The handle featured "a mixture of DNA from four individuals," with approximate contribution levels of 73 percent, 23 percent, 3 percent, and 1 percent. William was most likely the 73 percent contributor, and Shaw was most likely the 23 percent contributor. William was "3.26 times 10 to the 26[th power]" more likely a contributor than not; Shaw was "5.14 times 10 to the 23rd power" more likely a contributor than not.

Finally, with respect to the head of the hatchet, that too featured a mixture of DNA from three individuals, but at contribution levels of approximately 71 percent, 28 percent, and 1 percent. William was most likely the 71 percent contributor, and "6.93 times 10 to the 26th power" more likely a contributor than not. Shaw was most likely the 28 percent contributor, and "2.6 times 10 to the 21st power" more likely a contributor than not.

None of the other minor contributors on any of the samples were identifiable.

[4] Shaw was charged with three additional counts based on largely distinct incidents that were consolidated with the above-discussed counts for trial. (See § 954.) The jury acquitted Shaw of all three, and none are relevant to this appeal.

[5] The parties dispute whether in denying this request, the trial court misled defense counsel by indicating that in closing argument she could potentially reference the fact that Shaw wrote notes with his left hand during the trial. This discord, however, does not bear on the ground upon which we decide this appeal—i.e., that even if error occurred, there was no prejudice—and so we discuss it no further.

[6] Shaw also argues that the imposition of consecutive terms is impermissible since it, in his view, conflicts with the jury's findings as to the burglary count. (See People v. Siko (1988) 45 Cal.3d 820, 825–826; see also People v. McCoy (2012) 208 Cal.App.4th 1333, 1339 ["Siko is . . . authority that where there is a basis for identifying the specific factual basis for a verdict, a trial court cannot find otherwise in applying section 654"].) We think this argument misapprehends the record. While, as Shaw highlights, the prosecutor fleetingly referenced the intended offenses as required conjunctively, she quickly clarified that the verdict could be based on "[e]ither/or." And the instructions were similarly disjunctive. Indeed, the jury was instructed that it need not even agree as to which intended felony provided the basis for the burglary. (See People v. Hughes (2002) 27 Cal.4th 287, 351 ["the jury need not unanimously decide, or even be certain, which felony defendant intended as long as it finds beyond a reasonable doubt that he intended some felony"].) This is not a case where we can identify a clear, singular factual basis for the jury's verdict such that the precepts of Siko and McCoy might come into play.
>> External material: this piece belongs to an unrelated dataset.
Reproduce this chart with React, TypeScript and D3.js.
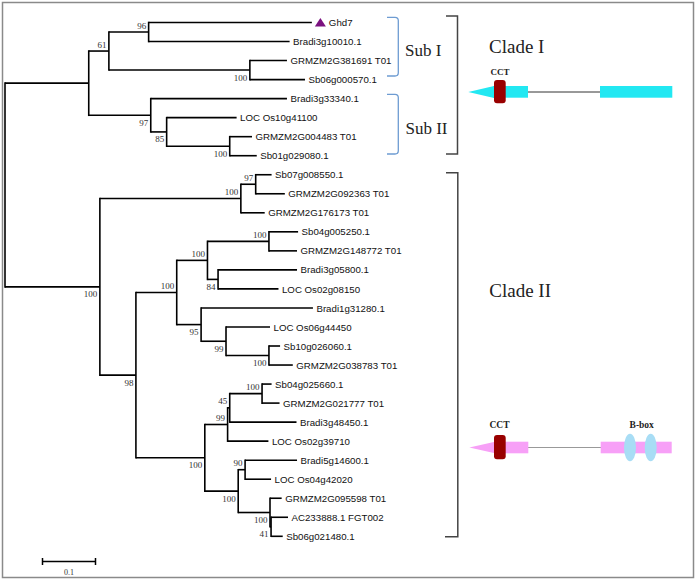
import React from "react";
import * as d3 from "d3";

// ---- Tree data (parallel arrays) ----
const nodeIds = [
  "root",
  "cladeI", "subI", "n96", "Ghd7", "Bradi3g10010.1", "n100a", "GRMZM2G381691 T01", "Sb06g000570.1",
  "subII", "Bradi3g33340.1", "n85", "LOC Os10g41100", "n100b", "GRMZM2G004483 T01", "Sb01g029080.1",
  "cladeII", "n100c", "n97", "Sb07g008550.1", "GRMZM2G092363 T01", "GRMZM2G176173 T01",
  "n98", "n100d", "n100e", "n100f", "Sb04g005250.1", "GRMZM2G148772 T01", "n84", "Bradi3g05800.1", "LOC Os02g08150",
  "n95", "Bradi1g31280.1", "n99a", "LOC Os06g44450", "n100g", "Sb10g026060.1", "GRMZM2G038783 T01",
  "n100h", "n99b", "n45", "n100i", "Sb04g025660.1", "GRMZM2G021777 T01", "Bradi3g48450.1", "LOC Os02g39710",
  "n100j", "n90", "Bradi5g14600.1", "LOC Os04g42020", "n100k", "GRMZM2G095598 T01", "n41", "AC233888.1 FGT002", "Sb06g021480.1",
];
const parentIds = [
  "",
  "root", "cladeI", "subI", "n96", "n96", "subI", "n100a", "n100a",
  "cladeI", "subII", "subII", "n85", "n85", "n100b", "n100b",
  "root", "cladeII", "n100c", "n97", "n97", "n100c",
  "cladeII", "n98", "n100d", "n100e", "n100f", "n100f", "n100e", "n84", "n84",
  "n100d", "n95", "n95", "n99a", "n99a", "n100g", "n100g",
  "n98", "n100h", "n99b", "n45", "n100i", "n100i", "n45", "n99b",
  "n100h", "n100j", "n90", "n90", "n100j", "n100k", "n100k", "n41", "n41",
];
const branchLengths = [
  0,
  0.158, 0.038, 0.075, 0.308, 0.266, 0.266, 0.070, 0.104,
  0.117, 0.257, 0.030, 0.132, 0.119, 0.042, 0.051,
  0.179, 0.266, 0.028, 0.030, 0.055, 0.045,
  0.068, 0.077, 0.058, 0.116, 0.055, 0.053, 0.020, 0.149, 0.114,
  0.046, 0.211, 0.047, 0.083, 0.081, 0.021, 0.045,
  0.130, 0.043, 0.004, 0.061, 0.018, 0.033, 0.126, 0.077,
  0.063, 0.013, 0.098, 0.049, 0.060, 0.022, 0.002, 0.032, 0.022,
];
const bootstraps: (number | null)[] = [
  null,
  null, 61, 96, null, null, 100, null, null,
  97, null, 85, null, 100, null, null,
  100, 100, 97, null, null, null,
  98, 100, 100, 100, null, null, 84, null, null,
  95, null, 99, null, 100, null, null,
  100, 99, 45, 100, null, null, null, null,
  100, 90, null, null, 100, null, 41, null, null,
];
const highlightedGene = "Ghd7";
const scaleBarValue = 0.1;

const subGroups = ["Sub I", "Sub II"];
const cladeNames = ["Clade I", "Clade II"];

const W = 697;
const H = 581;

export default function App() {
  const rows = nodeIds.map((id, i) => ({
    id,
    parent: parentIds[i] || null,
    len: branchLengths[i],
    bs: bootstraps[i],
  }));
  const root = d3
    .stratify<(typeof rows)[number]>()
    .id((d) => d.id)
    .parentId((d) => d.parent)(rows);

  const x = d3.scaleLinear().domain([0, 1]).range([5, 535]);
  const leaves = root.leaves();
  const y = d3.scaleLinear().domain([0, leaves.length - 1]).range([22.5, 536.3]);

  const depth = new Map<string, number>();
  const ypos = new Map<string, number>();
  root.eachBefore((n) => {
    depth.set(n.id!, n.parent ? depth.get(n.parent.id!)! + n.data.len : 0);
  });
  leaves.forEach((l, i) => ypos.set(l.id!, y(i)));
  root.eachAfter((n) => {
    if (n.children) {
      const ys = n.children.map((c) => ypos.get(c.id!)!);
      ypos.set(n.id!, (ys[0] + ys[ys.length - 1]) / 2);
    }
  });
  const X = (n: any) => x(depth.get(n.id)!);
  const Y = (n: any) => ypos.get(n.id)!;

  const lines: JSX.Element[] = [];
  const labels: JSX.Element[] = [];
  root.each((n) => {
    if (n.parent) {
      lines.push(
        <line key={"h" + n.id} x1={X(n.parent)} x2={X(n)} y1={Y(n)} y2={Y(n)} />
      );
    }
    if (n.children) {
      const ys = n.children.map((c) => Y(c));
      lines.push(
        <line key={"v" + n.id} x1={X(n)} x2={X(n)} y1={Math.min(...ys) - 0.8} y2={Math.max(...ys) + 0.8} />
      );
    }
    if (n.data.bs != null && n.parent) {
      const upper = Y(n) < Y(n.parent);
      labels.push(
        <text
          key={"b" + n.id}
          x={X(n) - 2.5}
          y={upper ? Y(n) - 3.5 : Y(n) + 10.5}
          textAnchor="end"
        >
          {n.data.bs}
        </text>
      );
    }
  });

  const leafTexts = leaves.map((l) => {
    const isH = l.id === highlightedGene;
    const lx = X(l);
    const ly = Y(l);
    return (
      <g key={"l" + l.id}>
        {isH && (
          <path
            d={`M${lx + 3},${ly + 4} L${lx + 8.5},${ly - 4.5} L${lx + 14},${ly + 4} Z`}
            fill="#7B1280"
          />
        )}
        <text x={lx + (isH ? 17 : 3.5)} y={ly + 3.6}>
          {l.id}
        </text>
      </g>
    );
  });

  const sb0 = x(0);
  const sbLen = x(scaleBarValue) - x(0);
  const sbX = 42.5;

  const serif = "'Liberation Serif', 'Times New Roman', serif";

  return (
    <svg
      width={W}
      height={H}
      style={{ position: "absolute", left: 0, top: 0, background: "#fff" }}
    >
      <rect x={2.5} y={2.5} width={691} height={575} fill="#fff" stroke="#8a8a8a" strokeWidth={1.5} />
      <g stroke="#000" strokeWidth={1.6} strokeLinecap="butt">
        {lines}
      </g>
      <g fontFamily={serif} fontSize={9} fill="#333">
        {labels}
      </g>
      <g fontFamily="'Liberation Sans', Arial, sans-serif" fontSize={9.7} fill="#111">
        {leafTexts}
      </g>

      {/* scale bar */}
      <g stroke="#000" strokeWidth={1.5}>
        <line x1={sbX} x2={sbX + sbLen} y1={561.5} y2={561.5} />
        <line x1={sbX} x2={sbX} y1={558} y2={565} />
        <line x1={sbX + sbLen} x2={sbX + sbLen} y1={558} y2={565} />
      </g>
      <text x={sbX + sbLen / 2} y={575} textAnchor="middle" fontFamily={serif} fontSize={8} fill="#333">
        {scaleBarValue}
      </text>
      {sb0 < 0 ? null : null}

      {/* sub-group brackets */}
      <g fill="none" stroke="#6E9CD2" strokeWidth={1.3}>
        <path d="M387,17.3 L395,17.3 Q398.3,17.3 398.3,20.5 L398.3,72.8 Q398.3,76 395,76 L387,76" />
        <path d="M387,94.3 L395,94.3 Q398.3,94.3 398.3,97.5 L398.3,150.8 Q398.3,154 395,154 L387,154" />
      </g>
      <g fontFamily={serif} fontSize={17} fill="#222">
        <text x={405} y={56}>{subGroups[0]}</text>
        <text x={405.5} y={134}>{subGroups[1]}</text>
      </g>

      {/* clade brackets */}
      <g fill="none" stroke="#444" strokeWidth={1.5}>
        <path d="M446,16 L457.5,16 L457.5,154 L446,154" />
        <path d="M446,172.7 L457.8,172.7 L457.8,536.7 L445,536.7" />
      </g>
      <g fontFamily={serif} fontSize={19} fill="#222">
        <text x={489} y={52.5}>{cladeNames[0]}</text>
        <text x={489.3} y={296.7}>{cladeNames[1]}</text>
      </g>

      {/* Clade I gene structure */}
      <g>
        <line x1={528} x2={600} y1={92} y2={92} stroke="#333" strokeWidth={1} />
        <path d="M468.3,92 L494,86 L494,98 Z" fill="#22E8F2" />
        <rect x={493} y={86} width={35} height={11.7} fill="#22E8F2" />
        <rect x={600} y={86} width={72.3} height={11.7} fill="#22E8F2" />
        <rect x={494} y={80} width={11.7} height={23.3} rx={3} fill="#990000" />
        <text x={500} y={75} textAnchor="middle" fontFamily={serif} fontWeight="bold" fontSize={9} fill="#222">
          CCT
        </text>
      </g>

      {/* Clade II gene structure */}
      <g>
        <line x1={528} x2={601} y1={447.5} y2={447.5} stroke="#999" strokeWidth={1} />
        <path d="M469.3,447.5 L495,441.7 L495,453.3 Z" fill="#F7A0F7" />
        <rect x={494} y={441.7} width={34.3} height={11.6} fill="#F7A0F7" />
        <rect x={600.7} y={441.7} width={71} height={11.6} fill="#F7A0F7" />
        <ellipse cx={630} cy={447.5} rx={6} ry={13.8} fill="#A8DDF5" />
        <ellipse cx={650.7} cy={447.5} rx={6} ry={13.8} fill="#A8DDF5" />
        <rect x={494} y={435} width={11.7} height={24.3} rx={3} fill="#990000" />
        <text x={499.5} y={428.3} textAnchor="middle" fontFamily={serif} fontWeight="bold" fontSize={9.5} fill="#222">
          CCT
        </text>
        <text x={641.7} y={428.3} textAnchor="middle" fontFamily={serif} fontWeight="bold" fontSize={9.5} fill="#222">
          B-box
        </text>
      </g>
    </svg>
  );
}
Description Defendant Shaun Reginald Shaw and William C. had what is perhaps most politely characterized as a misunderstanding regarding storage of Shaw's cars on William's property. William had one of the cars removed. That day or the next, he was in his kitchen cooking when Shaw burst through his front door, swinging a hatchet and threatening, " 'Where's my mother fucking cars? I'm going to kill your ass.' " He cut William's lip with the hatchet. Shaw continued to pursue William through the home, punching him and again verbally threatening his life if the cars were not returned. Based on that encounter, Shaw was convicted by jury of first degree residential burglary with a nonaccomplice present (Pen. Code, §§ 459, 460, subd. (a), 667.5, subd. (c)(21), count 1), assault with a deadly weapon (§ 245, subd. (a)(1), count 2), and making a criminal threat (§ 422, count 3).